Compute a PEPit worst-case guarantee for wc_saga.

Consider the finite sum convex minimization problem

\[F_\star \triangleq \min_x \left\{F(x) \equiv h(x) + \frac{1}{n} \sum_{i=1}^{n} f_i(x)\right\},\]

where the functions $f_i$ are assumed to be $L$-smooth $\mu$-strongly convex, and $h$ is closed, proper, and convex with a proximal operator readily available. In the sequel, we use the notation $\mathbb{E}$ for denoting the expectation over the uniform distribution of the index $i \sim \mathcal{U}\left([|1, n|]\right)$, e.g., $F(x)\equiv h(x)+\mathbb{E}[f_i(x)]$.

Performance metric

This code computes the exact rate for a Lyapunov (or energy) function for SAGA [1]. That is, it computes the smallest possible $\tau(n,L,\mu)$ such this Lyapunov function decreases geometrically

\[\mathbb{E}[V^{(1)}] \leqslant \tau(n, L, \mu) V^{(0)},\]

where the value of the Lyapunov function at iteration $t$ is denoted by $V^{(t)}$ and is defined as

\[V^{(t)} \triangleq \frac{1}{n} \sum_{i=1}^n \left(f_i(\phi_i^{(t)}) - f_i(x^\star) - \langle \nabla f_i(x^\star); \phi_i^{(t)} - x^\star\rangle\right) + \frac{1}{2 n \gamma (1-\mu \gamma)} \|x^{(t)} - x^\star\|^2,\]

with $\gamma = \frac{1}{2(\mu n+L)}$ (this Lyapunov function was proposed in [1, Theorem 1]).

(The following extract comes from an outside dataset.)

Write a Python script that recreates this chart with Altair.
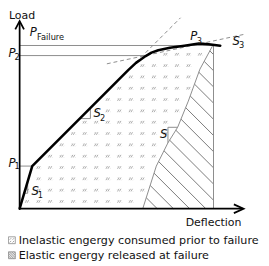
import altair as alt
import pandas as pd
import numpy as np

# ---- data (schematic units: deflection, load) ----
curve_defl = [0, 13, 112, 120, 125, 130, 136, 143, 155, 170, 185, 195, 207]
curve_load = [0, 44, 143, 150.5, 154, 157.5, 161, 163.5, 166, 168.2, 170.5, 169.8, 168.2]

unload_defl = [127, 141, 153, 163, 174, 186, 199]
unload_load = [0, 44, 68, 84, 111, 144, 168]

p_failure = 168.4
p2 = 158
p1 = 44
fail_defl = 200
p2_defl = 130

s2_ext_defl = [120, 166]          # dashed extension of the linear branch (slope S2)
s2_ext_load = [151, 197]
s3_tan_defl = [90, 232]           # dashed tangent at P3 (slope S3)
s3_tan_load = [149.5, 180]

legend_labels = ["Inelastic engergy consumed prior to failure",
                 "Elastic engergy released at failure"]

FONT = "DejaVu Sans"
GRAY = "#8a8a8a"

X = alt.X("d:Q", scale=alt.Scale(domain=[-12, 249], nice=False, zero=False), axis=None)
Y = alt.Y("L:Q", scale=alt.Scale(domain=[-55, 203], nice=False, zero=False), axis=None)

def lines_df(groups):
    rows = []
    for g, (ds, ls) in enumerate(groups):
        for i, (d, l) in enumerate(zip(ds, ls)):
            rows.append({"g": g, "i": i, "d": d, "L": l})
    return pd.DataFrame(rows)

def line_layer(groups, **kw):
    return alt.Chart(lines_df(groups)).mark_line(**kw).encode(
        x=X, y=Y, detail="g:N", order="i:Q")

# ---- inelastic region fill pattern ----
def curve_at(d):
    return np.interp(d, curve_defl, curve_load)

def unload_at(L):
    return np.interp(L, unload_load, unload_defl)

dots = []
for m in range(20):
    d = 8 + 11.9 * m
    for k in range(15):
        L = 7.5 + 11.68 * k
        if L <= curve_at(d) - 3 and d <= unload_at(L) - 2.5:
            dots.append({"d": d, "L": L})
dots_df = pd.DataFrame(dots)

# ---- elastic region hatch ----
hatch = []
Ls = np.linspace(0, 168, 3000)
for k in range(-1, 15):
    d0 = 142 + 16.7 * k
    gvals = unload_at(Ls) + Ls - d0
    idx = np.where(np.diff(np.sign(gvals)) != 0)[0]
    if len(idx) == 0:
        continue
    Ls0 = Ls[idx[0]]
    ds0 = unload_at(Ls0)
    de = min(d0, fail_defl)
    le = d0 - de
    if le > p_failure or ds0 >= de:
        continue
    hatch.append(([ds0, de], [Ls0, le]))

# S triangles (on curves)
s1_tri = ([4.7, 8.3, 8.3], [16, 16, 28.2])
s2_tri = ([62, 73, 73], [93, 93, 104])
s_tri = ([unload_defl[3], unload_defl[2], unload_defl[2]],
         [unload_load[3], unload_load[3], unload_load[2]])

layers = []
# fill pattern glyphs
layers.append(alt.Chart(dots_df).mark_point(
    shape="M-1,0.6L-0.3,-0.6M-0.1,0.6L0.6,-0.6M0.9,0.6L1,0.5M-1,-0.4L-0.9,-0.5",
    size=20, filled=False, stroke="#7a7a7a", strokeWidth=0.9).encode(x=X, y=Y))
# hatch
layers.append(line_layer(hatch, stroke="#555555", strokeWidth=0.8))
# reference lines
layers.append(line_layer([
    ([0, 207], [p_failure, p_failure]),
    ([0, p2_defl], [p2, p2]),
    ([0, 13], [p1, p1]),
    ([fail_defl, fail_defl], [0, p_failure]),
    (unload_defl, unload_load),
    s1_tri, s2_tri, s_tri,
], stroke=GRAY, strokeWidth=1))
# dashed tangents
layers.append(line_layer([(s2_ext_defl, s2_ext_load), (s3_tan_defl, s3_tan_load)],
                         stroke=GRAY, strokeWidth=1, strokeDash=[4, 3]))
# axes with arrows
layers.append(line_layer([
    ([0, 0], [0, 193]),
    ([0, 230], [0, 0]),
    ([-4.5, 0, 4.5], [185, 193.5, 185]),
    ([221, 231, 221], [4.5, 0, -4.5]),
], stroke="black", strokeWidth=1.8))
# main curve
layers.append(line_layer([(curve_defl, curve_load)], stroke="black", strokeWidth=2.6,
                         strokeCap="round", strokeJoin="round"))

def text_layer(rows, **kw):
    return alt.Chart(pd.DataFrame(rows)).mark_text(font=FONT, color="#111111", **kw).encode(
        x=X, y=Y, text="t:N")

layers.append(text_layer([
    {"t": "P", "d": 14, "L": 182}, {"t": "P", "d": -8, "L": 161},
    {"t": "P", "d": -8, "L": 47.5}, {"t": "P", "d": 179.5, "L": 178},
    {"t": "S", "d": 16, "L": 18.5}, {"t": "S", "d": 80, "L": 98.5},
    {"t": "S", "d": 148.5, "L": 77}, {"t": "S", "d": 223.5, "L": 172.5},
], fontSize=12, fontStyle="italic", align="center", baseline="middle"))
layers.append(text_layer([
    {"t": "2", "d": -2.5, "L": 156}, {"t": "1", "d": -2.5, "L": 43.5},
    {"t": "3", "d": 185.5, "L": 173}, {"t": "1", "d": 21.5, "L": 14},
    {"t": "2", "d": 85.5, "L": 94}, {"t": "3", "d": 229, "L": 168.5},
], fontSize=8.5, align="center", baseline="middle"))
layers.append(text_layer([{"t": "Failure", "d": 18, "L": 177.5}],
                         fontSize=8.5, align="left", baseline="middle"))
layers.append(text_layer([{"t": "Load", "d": 2.5, "L": 199}, {"t": "Deflection", "d": 200, "L": -15}],
                         fontSize=11.3, align="center", baseline="middle"))
layers.append(text_layer([{"t": legend_labels[0], "d": -1, "L": -33},
                          {"t": legend_labels[1], "d": -1, "L": -48.5}],
                         fontSize=11.5, align="left", baseline="middle"))
# legend icons
layers.append(alt.Chart(pd.DataFrame([{"d": -8, "L": -32.5}])).mark_point(
    shape="M-1,-1H1V1H-1Z M-0.65,-0.15L-0.2,-0.6 M0.2,-0.15L0.65,-0.6 M-0.65,0.65L-0.2,0.2 M0.2,0.65L0.65,0.2",
    size=50, filled=False, stroke="#555555", strokeWidth=0.8).encode(x=X, y=Y))
layers.append(alt.Chart(pd.DataFrame([{"d": -8, "L": -48}])).mark_point(
    shape="M-1,-1H1V1H-1Z M-1,-0.5L0.5,1 M-1,0L0,1 M-1,0.5L-0.5,1 M-0.5,-1L1,0.5 M0,-1L1,0 M0.5,-1L1,-0.5 M-1,-1L1,1",
    size=50, filled=False, stroke="#555555", strokeWidth=0.8).encode(x=X, y=Y))

chart = alt.layer(*layers).properties(
    width=261, height=258,
    autosize=alt.AutoSizeParams(type="none"),
    padding=0,
).configure_view(stroke=None)

chart.save("out.html", embed_options={"renderer": "svg", "actions": False})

We consider the case $t=0$ in the code below, without loss of generality.

In short, for given values of $n$, $L$, and $\mu$, $\tau(n, L, \mu)$ is computed as the worst-case value of $\mathbb{E}[V^{(1)}]$ when $V(x^{(0)}) \leqslant 1$.

Algorithm

One iteration of SAGA [1] is described as follows: at iteration $t$, pick $j\in\{1,\ldots,n\}$ uniformely at random and set:

\[ \begin{aligned} \phi_j^{(t+1)} & = & x^{(t)} \\ w^{(t+1)} & = & x^{(t)} - \gamma \left[ \nabla f_j (\phi_j^{(t+1)}) - \nabla f_j(\phi_j^{(t)}) + \frac{1}{n} \sum_{i=1}^n(\nabla f_i(\phi^{(t)}))\right] \\ x^{(t+1)} & = & \mathrm{prox}_{\gamma h} (w^{(t+1)})\triangleq \arg\min_x \left\{ \gamma h(x)+\frac{1}{2}\|x-w^{(t+1)}\|^2\right\} \end{aligned}\]

Theoretical guarantee

The following upper bound (empirically tight) can be found in [1, Theorem 1]:

\[\mathbb{E}[V^{(t+1)}] \leqslant \left(1-\gamma\mu \right)V^{(t)}\]

References

[1] A. Defazio, F. Bach, S. Lacoste-Julien (2014). SAGA: A fast incremental gradient method with support for non-strongly convex composite objectives. In Advances in Neural Information Processing Systems (NIPS).

Arguments

  • L: smoothness or Lipschitz parameter, as used by the modeled class.
  • mu: strong convexity or monotonicity parameter, as used by the modeled class.
  • n: number of iterations.
  • solver: JuMP optimizer constructor used to solve the generated SDP.
  • verbose: print example and solver progress information when true.

Returns

  • pepit_tau: worst-case value
  • theoretical_tau: theoretical value

Julia usage

pepit_tau, theoretical_tau = wc_saga(1.0, 0.1, 5; solver=Clarabel.Optimizer, verbose=true)
## Returns approximately: (pepit_tau, theoretical_tau) = (0.966667, 0.966667)